We stopped to fish awhile on a sandy gravel spit a couple of hours after we put in, but the water was too murky for our bass rigs and we had no luck. While we were casting and reeling in, casting and reeling in, a rancher in a big blue Ford truck cruised slowly by at the top of the opposite bank and checked us out. Apparently he decided we were okay, and kept moving. Aside from each other, this was the only other human we saw on the river all day. At around 6 p.m. we saw our first cliff—sixty feet high and made up of what looked to be granite—on the left bank of the river and decided to set up camp on an island of sand and gravel directly across from the cliff. It was a perfect site, with the island sloping gently up from the river to a height of around four feet, and the high spot covered with lush coastal Bermuda grass that would cushion our tentsite nicely. We pulled out and unloaded. Then, after helping me pitch the tent, Jerry tried to catch some fish for dinner while I set up camp. But despite that fact that he worked a series of topwater and subsurface lures like a pro, the fish were having none of it.
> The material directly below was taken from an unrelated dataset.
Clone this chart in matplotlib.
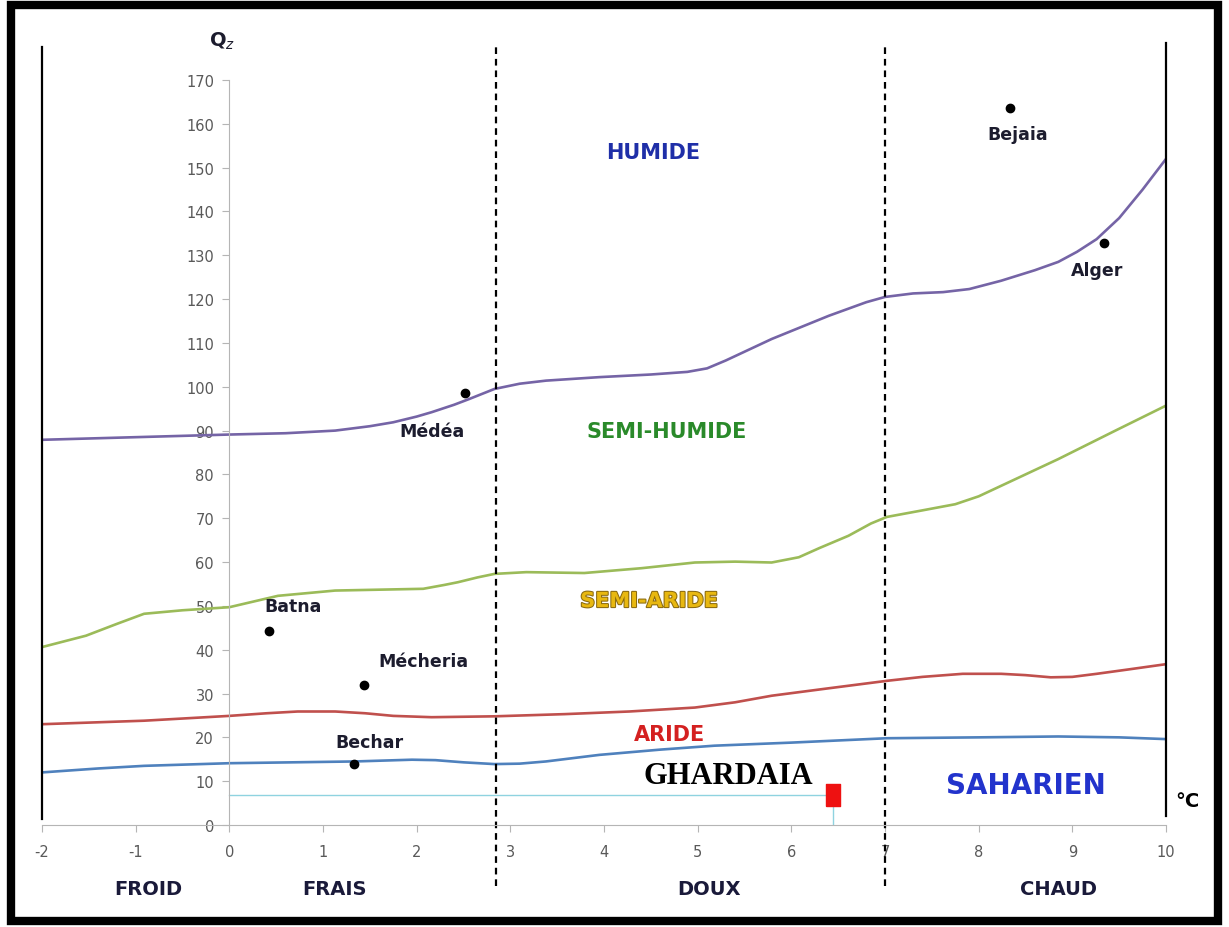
import numpy as np
import matplotlib.pyplot as plt
from matplotlib.patches import Rectangle
import matplotlib.patheffects as pe

plt.rcParams["axes.unicode_minus"] = False

# Emberger climagram: Q2 vs m (°C)
x_hum = [-2, -1, 0, 0.6, 1.13, 1.5, 1.75, 2.0, 2.16, 2.4, 2.56, 2.83, 3.1, 3.38, 3.95, 4.5, 4.89, 5.1, 5.3, 5.79, 6.4, 6.8, 7.0, 7.3, 7.62, 7.9, 8.24, 8.6, 8.85, 9.05, 9.26, 9.5, 9.75, 10]
y_hum = [87.9, 88.5, 89.1, 89.4, 90.0, 91.0, 91.9, 93.2, 94.2, 95.9, 97.2, 99.5, 100.7, 101.4, 102.2, 102.8, 103.4, 104.2, 106.0, 110.9, 116.2, 119.3, 120.5, 121.3, 121.6, 122.3, 124.2, 126.6, 128.5, 130.8, 133.7, 138.5, 145.0, 152]

x_semi = [-2, -1.53, -1.2, -0.91, -0.5, 0, 0.3, 0.52, 1.13, 2.07, 2.3, 2.44, 2.65, 2.83, 3.17, 3.79, 4.4, 4.97, 5.4, 5.79, 6.08, 6.3, 6.61, 6.85, 7.02, 7.4, 7.75, 8.0, 8.24, 8.85, 9.46, 10]
y_semi = [40.6, 43.2, 45.9, 48.2, 49.0, 49.7, 51.2, 52.3, 53.5, 53.9, 54.8, 55.4, 56.5, 57.3, 57.7, 57.5, 58.6, 59.9, 60.1, 59.9, 61.1, 63.2, 66.0, 68.8, 70.3, 71.8, 73.2, 75.0, 77.4, 83.5, 90.0, 95.7]

x_arid = [-2, -0.91, 0, 0.4, 0.73, 1.13, 1.45, 1.75, 2.16, 2.83, 3.58, 4.27, 4.97, 5.4, 5.79, 6.4, 7.02, 7.4, 7.83, 8.24, 8.5, 8.77, 9.0, 9.26, 9.6, 10]
y_arid = [23.0, 23.8, 24.9, 25.5, 25.9, 25.9, 25.5, 24.9, 24.6, 24.8, 25.3, 25.9, 26.8, 28.0, 29.5, 31.2, 32.9, 33.8, 34.5, 34.5, 34.2, 33.7, 33.8, 34.5, 35.5, 36.7]

x_sahara = [-2, -1.4, -0.91, 0, 1.34, 1.95, 2.2, 2.5, 2.83, 3.1, 3.38, 3.95, 4.6, 5.18, 6.0, 7.02, 8.0, 8.85, 9.5, 10]
y_sahara = [12.0, 12.9, 13.5, 14.1, 14.5, 14.9, 14.8, 14.3, 13.9, 14.0, 14.5, 16.0, 17.2, 18.1, 18.8, 19.8, 20.0, 20.2, 20.0, 19.6]

stations = ["Bejaia", "Alger", "Médéa", "Batna", "Mécheria", "Bechar"]
st_x = [8.33, 9.34, 2.52, 0.42, 1.44, 1.33]
st_y = [163.6, 132.8, 98.6, 44.3, 32.0, 13.9]
lab_x = [8.42, 9.26, 2.16, 0.68, 2.07, 1.5]
lab_y = [157.7, 126.7, 90.0, 50.0, 37.5, 18.9]

ghardaia_x, ghardaia_y = 6.44, 6.85

zones = ["FROID", "FRAIS", "DOUX", "CHAUD"]
zone_x = [-0.87, 1.12, 5.12, 8.85]
limits_x = [2.85, 7.0]

fig = plt.figure(figsize=(12.29, 9.28), dpi=100)
ax = fig.add_axes([42 / 1229, 102 / 928, 1124 / 1229, 788.8 / 928])
ax.set_xlim(-2, 10)
ax.set_ylim(0, 180)

grey = "#b5b5b5"
for s in ["top", "right"]:
    ax.spines[s].set_visible(False)
ax.spines["left"].set_position(("data", 0))
ax.spines["left"].set_bounds(0, 170)
ax.spines["bottom"].set_bounds(-2, 10)
ax.spines["left"].set_color(grey)
ax.spines["bottom"].set_color(grey)
ax.set_yticks(np.arange(0, 171, 10))
ax.set_xticks(np.arange(-2, 11, 1))
ax.tick_params(axis="both", colors=grey, length=5, labelcolor="#595959", labelsize=10.5)
ax.tick_params(axis="y", pad=6)
ax.tick_params(axis="x", pad=9)

# bioclimate boundaries
ax.plot(x_hum, y_hum, color="#7564a6", lw=1.9)
ax.plot(x_semi, y_semi, color="#9bbb59", lw=1.9)
ax.plot(x_arid, y_arid, color="#c0504d", lw=1.9)
ax.plot(x_sahara, y_sahara, color="#4f81bd", lw=1.9)

# frame lines at -2 and 10
ax.plot([-2, -2], [1.4, 177.6], color="black", lw=1.6, clip_on=False)
ax.plot([10, 10], [2, 178.5], color="black", lw=1.6, clip_on=False)
for lx in limits_x:
    ax.plot([lx, lx], [-14.0, 178], color="black", lw=1.6, ls=(0, (3, 2.2)), clip_on=False)

# stations
ax.plot(st_x, st_y, "o", color="black", ms=6, ls="none")
for name, tx, ty in zip(stations, lab_x, lab_y):
    ax.text(tx, ty, name, ha="center", va="center", fontsize=12.5, fontweight="bold", color="#1c1c2e")

# Ghardaia
ax.plot([0, ghardaia_x], [ghardaia_y, ghardaia_y], color="#8fd3e0", lw=1)
ax.plot([ghardaia_x, ghardaia_x], [0, ghardaia_y], color="#8fd3e0", lw=1)
rect_marker = [(-0.3, -0.5), (0.3, -0.5), (0.3, 0.5), (-0.3, 0.5), (-0.3, -0.5)]
ax.plot([ghardaia_x], [ghardaia_y], marker=rect_marker, ms=16, color="#ee1111", ls="none")
ax.text(5.33, 11.2, "GHARDAIA", ha="center", va="center", fontsize=22, fontweight="bold",
        family="Liberation Serif", color="black")

# zone labels
ax.text(4.53, 153.6, "HUMIDE", ha="center", va="center", fontsize=15, fontweight="bold", color="#1f2fa8")
ax.text(4.67, 89.9, "SEMI-HUMIDE", ha="center", va="center", fontsize=15, fontweight="bold", color="#2a8a2a")
ax.text(4.48, 51.1, "SEMI-ARIDE", ha="center", va="center", fontsize=15, fontweight="bold", color="#e8b810",
        path_effects=[pe.withStroke(linewidth=1.5, foreground="#8a6a10")])
ax.text(4.70, 20.8, "ARIDE", ha="center", va="center", fontsize=15, fontweight="bold", color="#d42020")
ax.text(8.5, 9.1, "SAHARIEN", ha="center", va="center", fontsize=20, fontweight="bold", color="#2233cc")

ax.text(10.23, 5.5, "°C", ha="center", va="center", fontsize=14, fontweight="bold", color="black", clip_on=False)
ax.text(-0.08, 179, "Q$_z$", ha="center", va="center", fontsize=14, fontweight="bold", color="#1c1c2e", clip_on=False)

for name, zx in zip(zones, zone_x):
    ax.text(zx, -14.6, name, ha="center", va="center", fontsize=14, fontweight="bold", color="#1a1a3a", clip_on=False)

# outer border
fig.add_artist(Rectangle((11 / 1229, 6 / 928), 1207 / 1229, 916 / 928, transform=fig.transFigure,
                         fill=False, edgecolor="black", lw=6))

fig.savefig("out.png", dpi=100)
I finished setting up camp and gathered driftwood—the shallow strait separating our island from the mainland was no more than three feet wide—and by the time I had the fire going, Jerry had decided to give up on fishing. I’d set up the campstove, but we decided to stick with sandwiches and chips for the evening. We had discovered a green plastic chair, completely intact, in some driftwood as we beached the canoe and we set that up near the fire. We also found an empty golf bag in the channel that separated the island from the bank. We had a good time speculating about how the chair and golf bag had come to rest on this small island in the Colorado. After a good dose of smoky campfire and long glances up at the stars—not to mention a couple more celebratory beverages—our theories got interesting indeed, involving a shady character named Frankie the Snake and a great deal of midnight mayhem.
We stayed up late listening to the sound of the river rushing by and looking up at the lush carpet of stars that spread out above our heads. The evening was perfect. And it came to me, as I sat around the campfire trading Frankie the Snake tales with a very good friend, that a life which does not include such moments is an empty life indeed.